We’ve followed the progress of these bots closely, but one can’t but help to notice a common theme among the industry’s front runners. Almost all of them are being developed for heterosexual men! What are women who want to fuck robots supposed to do?

According to Realbotix, women too may soon have the option to customize their own penis-equipped robotic lover. Cool!

While talking about their new AI platform for sex bots in an interview, the California based start-up revealed their software is also being developed for male dolls. Known as Harmony, the technology pairs with an application on the user’s phone to create a customized experience. This allows the robots to interact with and fuck their owners in a way they choose.

However, for $15,000 it should certainly do more than vibrate your genitals.

According to market research done by Realbotix, there is a strong demand for penis equipped male sex bots. Given the high price of ownership the company is probably expecting these people to be the same ones who appreciate life’s other luxuries like cutting edge technology and wine that comes in glass bottles.

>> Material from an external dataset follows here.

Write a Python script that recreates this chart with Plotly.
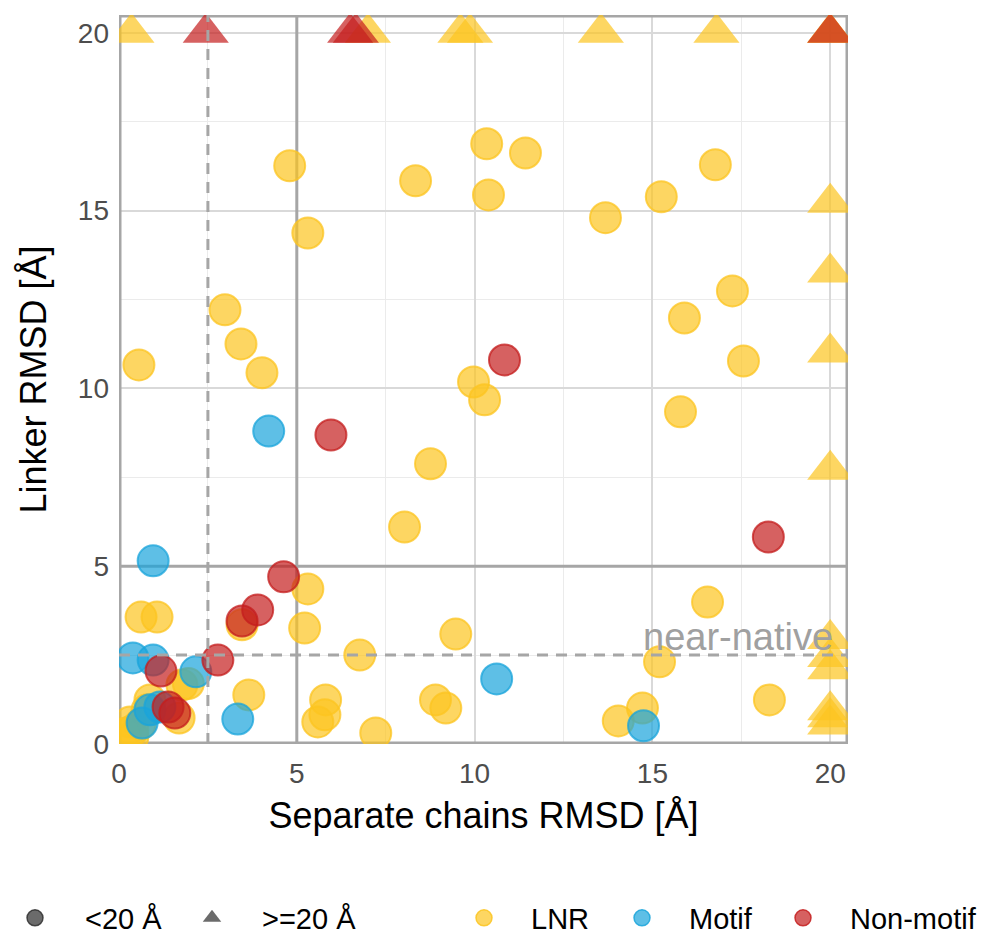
import plotly.graph_objects as go

# ---------------- data (values >= 20 are capped at 20 and drawn as triangles) -------------
CAP = 20.0

lnr_x = [4.80, 10.34, 11.43, 8.34, 10.39, 5.31, 13.68, 15.25, 16.77, 2.98, 3.43, 4.02, 0.56,
         17.25, 15.90, 17.56, 9.97, 10.28, 15.79, 8.76, 8.03, 16.55, 5.31, 5.22, 9.47, 6.77,
         15.20, 0.62, 1.07, 3.46, 3.65, 5.81, 5.79, 5.59, 7.22, 8.90, 9.19, 14.04, 14.72,
         18.29, 1.77, 1.69, 0.31, 0.39, 0.39, 0.79, 0.87, 0.17, 0.59, 1.95,
         0.35, 7.00, 9.60, 9.87, 13.55, 16.80, 20.0, 20.0,
         20.0, 20.0, 20.0, 20.0, 20.0, 20.0, 20.0, 20.0, 20.0, 20.0]
lnr_y = [16.26, 16.88, 16.62, 15.84, 15.44, 14.37, 14.80, 15.39, 16.29, 12.21, 11.25, 10.44, 10.66,
         12.74, 11.98, 10.77, 10.18, 9.68, 9.34, 7.88, 6.10, 3.99, 4.36, 3.26, 3.09, 2.50,
         2.31, 3.57, 3.57, 3.35, 1.38, 1.24, 0.82, 0.62, 0.31, 1.24, 1.01, 0.65, 1.01,
         1.24, 1.66, 0.73, 0.62, 0.39, 0.20, 0.96, 1.24, 0.30, 0.55, 1.70,
         20.0, 20.0, 20.0, 20.0, 20.0, 20.0, 20.0, 20.0,
         15.22, 13.26, 11.01, 7.71, 2.95, 2.45, 2.10, 0.95, 0.75, 0.55]

motif_x = [0.96, 0.39, 0.96, 2.16, 3.34, 0.65, 0.87, 1.15, 4.21, 10.62, 14.75]
motif_y = [5.15, 2.42, 2.36, 2.03, 0.70, 0.59, 0.96, 1.04, 8.80, 1.83, 0.51]

nonmotif_x = [4.63, 3.90, 3.46, 2.78, 1.18, 1.38, 1.57, 5.96, 10.84, 18.26,
              2.44, 6.50, 6.66, 20.0]
nonmotif_y = [4.70, 3.77, 3.46, 2.36, 2.05, 1.04, 0.87, 8.69, 10.80, 5.82,
              20.0, 20.0, 20.0, 20.0]

categories = ["LNR", "Motif", "Non-motif"]
series = {"LNR": (lnr_x, lnr_y), "Motif": (motif_x, motif_y), "Non-motif": (nonmotif_x, nonmotif_y)}
shape_labels = ["<20 Å", ">=20 Å"]

x_ticks = [0, 5, 10, 15, 20]
y_ticks = [0, 5, 10, 15, 20]
minor_ticks = [2.5, 7.5, 12.5, 17.5]
axis_max = 20.5
good_cut = 5.0          # solid reference lines
near_native_cut = 2.5   # dashed reference lines

# ---------------- style ----------------
rgb = {"LNR": (252, 196, 32), "Motif": (26, 164, 219), "Non-motif": (196, 30, 30)}
ALPHA = 0.7
FONT = "Liberation Sans, Arial, Helvetica, sans-serif"
PLOT_L, PLOT_W = 119, 729


def rgba(c, a):
    return "rgba(%d,%d,%d,%.2f)" % (c[0], c[1], c[2], a)


def px_to_paper(px):
    return (px - PLOT_L) / PLOT_W


fig = go.Figure()

for cat in categories:
    xs, ys = series[cat]
    cx = [x for x, y in zip(xs, ys) if x < CAP and y < CAP]
    cy = [y for x, y in zip(xs, ys) if x < CAP and y < CAP]
    tx = [x for x, y in zip(xs, ys) if not (x < CAP and y < CAP)]
    ty = [y for x, y in zip(xs, ys) if not (x < CAP and y < CAP)]
    fig.add_trace(go.Scatter(
        x=cx, y=cy, mode="markers", showlegend=False, hoverinfo="skip",
        marker=dict(symbol="circle", size=31, color=rgba(rgb[cat], ALPHA),
                    line=dict(color=rgba(rgb[cat], 0.75), width=2))))
    if tx:
        fig.add_trace(go.Scatter(
            x=tx, y=ty, mode="markers", showlegend=False, hoverinfo="skip",
            marker=dict(symbol="triangle-up", size=40, color=rgba(rgb[cat], ALPHA),
                        line=dict(width=0))))

# legend entries: one small legend per entry so each can be placed like the original
legend_starts = {"<20 Å": -15, ">=20 Å": 162, "LNR": 437, "Motif": 595, "Non-motif": 756}
legend_names = {"<20 Å": "legend", ">=20 Å": "legend2", "LNR": "legend3",
                "Motif": "legend4", "Non-motif": "legend5"}
item_w = {"<20 Å": 90, ">=20 Å": 90, "LNR": 84, "Motif": 84, "Non-motif": 84}

for lab, sym in zip(shape_labels, ["circle", "triangle-up"]):
    fig.add_trace(go.Scatter(
        x=[None], y=[None], mode="markers", name=lab, legend=legend_names[lab],
        marker=dict(symbol=sym, size=16, color="rgba(70,70,70,0.8)",
                    line=dict(color="rgba(40,40,40,0.8)", width=1.5 if sym == "circle" else 0))))
for cat in categories:
    fig.add_trace(go.Scatter(
        x=[None], y=[None], mode="markers", name=cat, legend=legend_names[cat],
        marker=dict(symbol="circle", size=16, color=rgba(rgb[cat], ALPHA),
                    line=dict(color=rgba(rgb[cat], 0.85), width=1.5))))

legend_layout = {}
for lab, lname in legend_names.items():
    legend_layout[lname] = dict(
        orientation="h", xref="paper", yref="container",
        x=px_to_paper(legend_starts[lab]), y=25 / 943,
        xanchor="left", yanchor="middle", font=dict(size=29, color="black"),
        itemwidth=item_w[lab], bgcolor="rgba(0,0,0,0)")

dark = "#a6a6a6"
shapes = [
    dict(type="rect", xref="x", yref="y", x0=0, x1=axis_max, y0=0, y1=axis_max,
         line=dict(color=dark, width=5), layer="between"),
    dict(type="line", xref="x", yref="y", x0=good_cut, x1=good_cut, y0=0, y1=axis_max,
         line=dict(color=dark, width=3), layer="between"),
    dict(type="line", xref="x", yref="y", x0=0, x1=axis_max, y0=good_cut, y1=good_cut,
         line=dict(color=dark, width=3), layer="between"),
    dict(type="line", xref="x", yref="y", x0=near_native_cut, x1=near_native_cut, y0=0, y1=axis_max,
         line=dict(color="#a6a6a6", width=3, dash="11px,8px"), layer="above"),
    dict(type="line", xref="x", yref="y", x0=0, x1=axis_max, y0=near_native_cut, y1=near_native_cut,
         line=dict(color="#a6a6a6", width=3, dash="11px,8px"), layer="above"),
]

axis_common = dict(
    range=[0, axis_max], showgrid=True, gridcolor="#d9d9d9", gridwidth=2.4,
    zeroline=False, showline=False, ticks="",
    tickfont=dict(family=FONT, size=28, color="#4d4d4d"),
    minor=dict(tickvals=minor_ticks, showgrid=True, gridcolor="#ebebeb", gridwidth=1.3),
)

fig.update_layout(
    width=987, height=943,
    margin=dict(l=119, r=139, t=15, b=199, autoexpand=False),
    paper_bgcolor="white", plot_bgcolor="white",
    font=dict(family=FONT, color="black"),
    shapes=shapes,
    xaxis=dict(**axis_common, tickvals=x_ticks, ticklabelstandoff=10,
               title=dict(text="Separate chains RMSD [Å]", font=dict(size=36, color="black"), standoff=14)),
    yaxis=dict(**axis_common, tickvals=y_ticks, ticklabelstandoff=9,
               title=dict(text="Linker RMSD [Å]", font=dict(size=36, color="black"), standoff=20)),
    annotations=[dict(x=CAP, y=near_native_cut, xref="x", yref="y", text="near-native",
                      showarrow=False, xanchor="right", yanchor="bottom", yshift=-5, xshift=5,
                      font=dict(family=FONT, size=38, color="#a0a0a0"))],
    **legend_layout,
)

fig.write_html("out.html")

These may also be people who simply have the means to spend thousands of dollars on a sex robot because of they would rather be in an emotional relationship with one as opposed to a real person.

Last year we read about a group of men in Japan who were so attached to their sex dolls, they chose to sleep in a bed with them instead of their actual wives. They even bought their rubber lovers expensive gifts and took them on fancy dates. If you can build these kinds of bonds with a regular old dumb sex doll, imagine what could be done with one programmed to think you’re amazing.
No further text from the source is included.